『Everything Everywhere All At Once』がアメリカで非常に高い評価を得ている。見る前は“要素が多すぎ!”と感じられるが、そこにはクリエイターたちの才能が光る。(フロントロウ編集部)

人気が続く『Everything Everywhere All At Once』

 ダニエル・クワンとダニエル・シャイナートからなるクリエイティブコンビのダニエルズによる映画『Everything Everywhere All At Once(原題)』が非常に高い評価を受けている。

 アメリカでは3月25日に公開された本作は、ダニエルズによるオリジナル映画であり、何かの映画ユニバースに所属する作品ではない。しかし6週末を経た5月2日の時点でまだ劇場公開が続いており、全米興行収入は35.2万ドル(約46億円)を超えた。さらに、4月最終週の週末には興行収入が2%増加しており、米Forbesによるとこれは非常に稀なこと。

 本作の主人公は、高齢女性のエヴリン。コインランドリーのオーナーだが、国税庁に監査を受けている真っ只中。そんな時に、彼女は自分にパラレルワールドに行ける能力があることを知り、別の世界での自分も助けるために闘うことになる…。

ダニエルズがまとめあげたストーリー

 米Colliderは本作について、すでに今年の映画トップ10リストに入ったとし、今年公開の最もお気に入りの映画になるかもしれないとまで評価。本作は、アジア系アメリカ人の女性が主人公であり、その家族がメインキャラクター。ジャンルはSFであり、コメディでもあり、アドベンチャーでもあり、1作品の中に様々な要素が含まれている。

 一見すると情報過多なのだが、Colliderが「でも話の筋が通っている」というように、多くの要素を1つの作品としてまとめあげたダニエルズの手腕は、本作において非常に高く評価されていることのうちの1つ。

 ダニエルズは、ダニエル・ラドクリフが“死体”を演じたことでも有名な『スイス・アーミー・マン』を手掛けたことでも知られる。そんな2人は、A24の公式インタビュー動画のなかで本作について、「すべての感情、すべてのジャンルを網羅しています。しかしそこにはまとまりがあって、なぜなら映画のコアの部分は家族の話だからです。物事が大変な時に母親が家族とふたたび絆を結ぼうと努力する」と説明。さらに、マルチバースというSF要素がヒューマンドラマとして完成したのには、移民というテーマが上手く働いたと明かした。
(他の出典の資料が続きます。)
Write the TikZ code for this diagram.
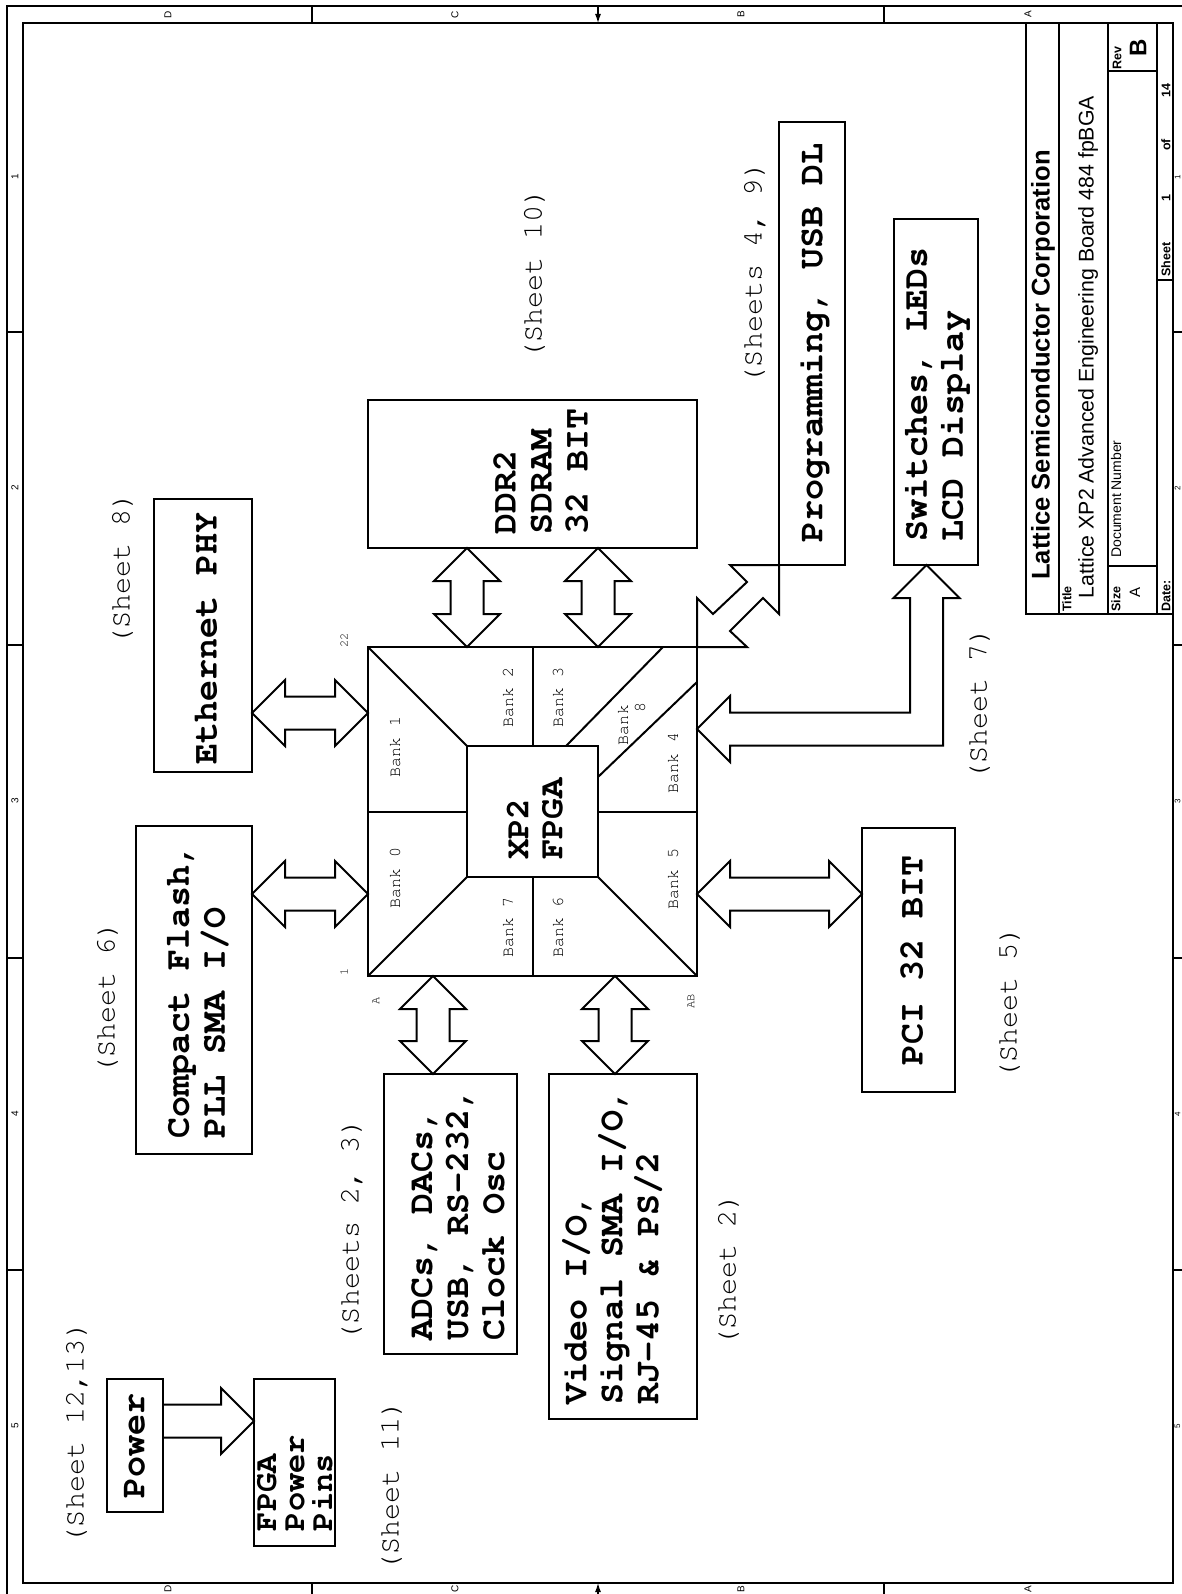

 「移民の話を描こうというのは、私たちが意図したことではありませんでした。マルチバースというのは、“もしこうだったら”を問いかけ、後悔に思いを馳せることです。そして多くの移民の話は、リスクに挑み、“もしこうだったら”を問いかけるものでしょう」

ミシェル・ヨーとジェイミー・リー・カーティスの自然体

 また、本作はキャスティングも良い。主演のミシェル・ヨーはもちろんのこと、彼女が演じるエヴリンの夫を演じるのは、『インディ・ジョーンズ/魔宮の伝説』や『グーニーズ』の子役として有名な、何歳になっても可愛い雰囲気が漂うジョナサン・キー・クァン。そして、国税庁の監査官として『ハロウィン』シリーズのジェイミー・リー・カーティスが登場する。

 本作は母親と娘の物語だが、一方で、ミシェルとジェイミーという2人の存在は見逃しがたい。ミシェルとジェイミーは今年でともに60代。60代の女性2人が物語を展開していく作品を待ち望んでいた人は多い。また、若い世代で様々な人種のキャラクターが関わりあうことは目にするが、その年代の人物たちが人種を超えて関わりあっていくのを見るのは、新鮮で良いものだったりするのだ。

 ダニエルズはキャラクターを考えるなかで、「私たちの両親に着想を得たキャラクターを描くのはとても創造的なことで、とても楽しかったです。自分たちを基にした悪役を描くのもね(笑)」と話している。